Thanks for giving me the ambition to look that one up. Puerto Rico is subject to all federal law, to include H.R. 218.


> *The law says I am exempt from the laws of any State or any political subdivision thereof. Does this mean the law is not effective in Washington, D.C., Puerto Rico, or other U.S. territories?*
> No, the law applies in these places as well. The term "State" is defined in Chapter 44 of Title 18, which is the portion of the U.S. Code that the Law Enforcement Officers' Safety Act amends, and the one that applies when interpreting this Act. Section 921, Chapter 44 of Title 18 reads: The term "State" includes the District of Columbia, the Commonwealth of Puerto Rico, and the possessions of the United States (not including the Canal Zone).
> http://www.grandlodgefop.org/legislative/issues/hr218/hr218faq.pdf​




j809 said:


> Why would you want to go on a cruise to Puerto Rico, take a trip to the Bronx instead.

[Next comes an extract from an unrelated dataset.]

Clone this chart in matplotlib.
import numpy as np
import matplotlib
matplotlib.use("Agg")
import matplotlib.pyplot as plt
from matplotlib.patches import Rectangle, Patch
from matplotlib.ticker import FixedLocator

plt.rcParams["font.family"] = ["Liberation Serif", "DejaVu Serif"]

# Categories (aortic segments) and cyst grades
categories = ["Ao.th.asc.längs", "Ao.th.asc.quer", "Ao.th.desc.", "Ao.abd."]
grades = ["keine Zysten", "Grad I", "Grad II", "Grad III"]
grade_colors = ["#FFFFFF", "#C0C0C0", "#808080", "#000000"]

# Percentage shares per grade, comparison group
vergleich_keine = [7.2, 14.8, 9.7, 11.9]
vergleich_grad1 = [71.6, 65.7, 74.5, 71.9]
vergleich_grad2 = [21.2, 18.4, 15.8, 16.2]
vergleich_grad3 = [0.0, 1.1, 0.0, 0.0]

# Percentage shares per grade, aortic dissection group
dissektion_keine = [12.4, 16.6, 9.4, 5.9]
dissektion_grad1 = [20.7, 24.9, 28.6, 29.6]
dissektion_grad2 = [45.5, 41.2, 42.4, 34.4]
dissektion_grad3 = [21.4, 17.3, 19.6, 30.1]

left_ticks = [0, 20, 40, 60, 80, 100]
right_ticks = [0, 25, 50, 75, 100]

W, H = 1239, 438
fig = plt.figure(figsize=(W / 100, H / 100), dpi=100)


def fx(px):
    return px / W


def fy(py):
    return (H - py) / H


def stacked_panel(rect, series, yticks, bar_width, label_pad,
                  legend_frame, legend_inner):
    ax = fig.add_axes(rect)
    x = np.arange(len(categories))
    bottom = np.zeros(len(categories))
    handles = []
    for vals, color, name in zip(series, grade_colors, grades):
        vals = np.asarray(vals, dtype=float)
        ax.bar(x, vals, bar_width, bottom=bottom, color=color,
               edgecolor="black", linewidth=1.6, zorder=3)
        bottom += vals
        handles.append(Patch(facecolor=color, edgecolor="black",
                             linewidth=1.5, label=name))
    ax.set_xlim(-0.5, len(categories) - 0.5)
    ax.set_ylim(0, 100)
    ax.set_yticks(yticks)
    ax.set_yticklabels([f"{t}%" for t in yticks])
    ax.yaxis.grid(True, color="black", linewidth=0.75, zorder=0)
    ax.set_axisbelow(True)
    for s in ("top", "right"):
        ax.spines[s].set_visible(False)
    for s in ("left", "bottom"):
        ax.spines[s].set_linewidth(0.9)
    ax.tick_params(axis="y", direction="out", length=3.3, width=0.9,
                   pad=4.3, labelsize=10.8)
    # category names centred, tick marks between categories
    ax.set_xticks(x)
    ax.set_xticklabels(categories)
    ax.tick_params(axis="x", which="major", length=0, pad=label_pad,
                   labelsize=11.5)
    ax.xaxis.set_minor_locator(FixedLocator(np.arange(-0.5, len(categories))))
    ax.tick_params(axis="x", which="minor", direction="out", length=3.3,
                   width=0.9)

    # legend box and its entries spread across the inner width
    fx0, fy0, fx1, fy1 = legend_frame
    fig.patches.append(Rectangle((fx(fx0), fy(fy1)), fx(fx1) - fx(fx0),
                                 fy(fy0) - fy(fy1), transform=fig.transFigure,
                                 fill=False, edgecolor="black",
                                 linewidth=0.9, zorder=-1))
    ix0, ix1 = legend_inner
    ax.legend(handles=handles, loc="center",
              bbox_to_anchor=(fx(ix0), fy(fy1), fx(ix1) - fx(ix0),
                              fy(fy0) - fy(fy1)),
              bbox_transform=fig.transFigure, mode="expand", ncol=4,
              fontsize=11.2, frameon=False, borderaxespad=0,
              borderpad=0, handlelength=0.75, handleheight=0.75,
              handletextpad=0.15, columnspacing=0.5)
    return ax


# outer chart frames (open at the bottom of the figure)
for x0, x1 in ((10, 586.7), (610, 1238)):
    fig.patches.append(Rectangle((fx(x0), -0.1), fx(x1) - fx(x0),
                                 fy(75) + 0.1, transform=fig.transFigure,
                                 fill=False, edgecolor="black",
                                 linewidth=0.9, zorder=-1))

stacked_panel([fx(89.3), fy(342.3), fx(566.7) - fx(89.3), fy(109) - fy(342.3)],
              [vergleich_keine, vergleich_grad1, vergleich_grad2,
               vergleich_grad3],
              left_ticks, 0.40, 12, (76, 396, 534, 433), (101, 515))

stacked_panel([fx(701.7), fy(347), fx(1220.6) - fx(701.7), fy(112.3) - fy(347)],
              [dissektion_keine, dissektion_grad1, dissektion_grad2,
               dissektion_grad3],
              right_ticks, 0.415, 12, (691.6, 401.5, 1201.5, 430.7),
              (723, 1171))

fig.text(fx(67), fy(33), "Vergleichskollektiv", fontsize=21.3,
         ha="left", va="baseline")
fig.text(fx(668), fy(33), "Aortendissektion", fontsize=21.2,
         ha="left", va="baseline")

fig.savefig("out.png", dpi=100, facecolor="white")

The Caribbean just doesn't have the same smell as the East River....Right Koz?​


----------



## lofu (Feb 25, 2006)

We were only there for 5 hours. Stayed close to the boat, ate dinner, and got the hell out of there. The other 2 ports of call (St. Thomas and St. Maarten) were awesome. Although I've never been asked to buy weed more times in my life than I was in St. Maarten.


----------



## Mikey682 (May 2, 2002)

"American Tourist Killed in Puerto Rico"......uhh.....isn't Puerto Rico part of America?


----------



## Rock (Mar 20, 2005)

Mikey682 said:


> "American Tourist Killed in Puerto Rico"......uhh.....isn't Puerto Rico part of America?


I was thinking the same exact thing.


----------



## kwflatbed (Dec 29, 2004)

Mikey682 said:


> "American Tourist Killed in Puerto Rico"......uhh.....isn't Puerto Rico part of America?

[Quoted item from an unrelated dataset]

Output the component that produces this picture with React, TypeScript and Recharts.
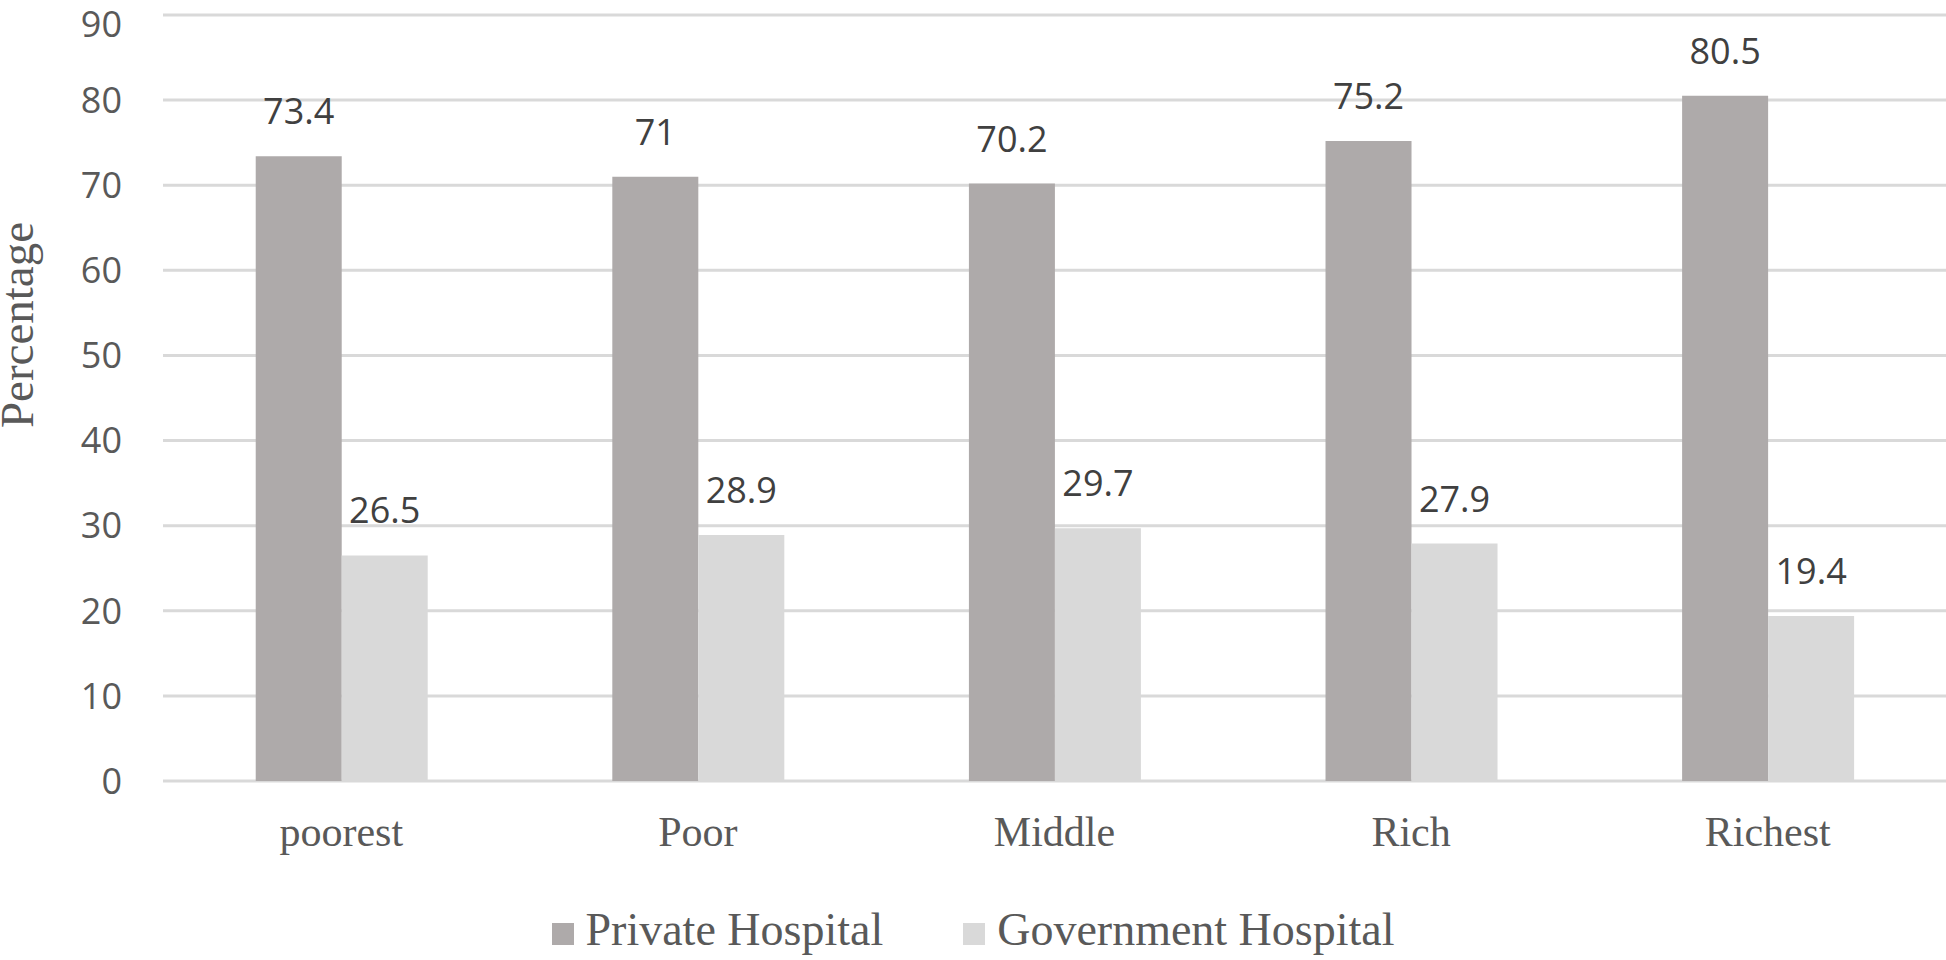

Under treaty but it is not a state yet but it may be soon with
Obama in power.


----------



## KozmoKramer (Apr 25, 2004)

OfficerObie59 said:


> The Caribbean just doesn't have the same smell as the East River....Right Koz?


I tell ya Obes, four hours in that chop and I'm a full inch taller, giddyup!


----------



## SgtAndySipowicz (Mar 17, 2008)

j809 said:


> Why would you want to go on a cruise to Puerto Rico, take a trip to the Bronx instead.


The area where the cruise ships dock is shady. However, I spent a week at the "Paridisus" resort on Cocoa Beach. That area is about an hour away from the docking area in San Juan and near the big rainforest and mountains. It is directly on the ocean as well. Just like anywhere in the Carribean you should watch your back when not on a resort etc. I trust Puerto Rico a lot more than Mexico, that's for sure...........


----------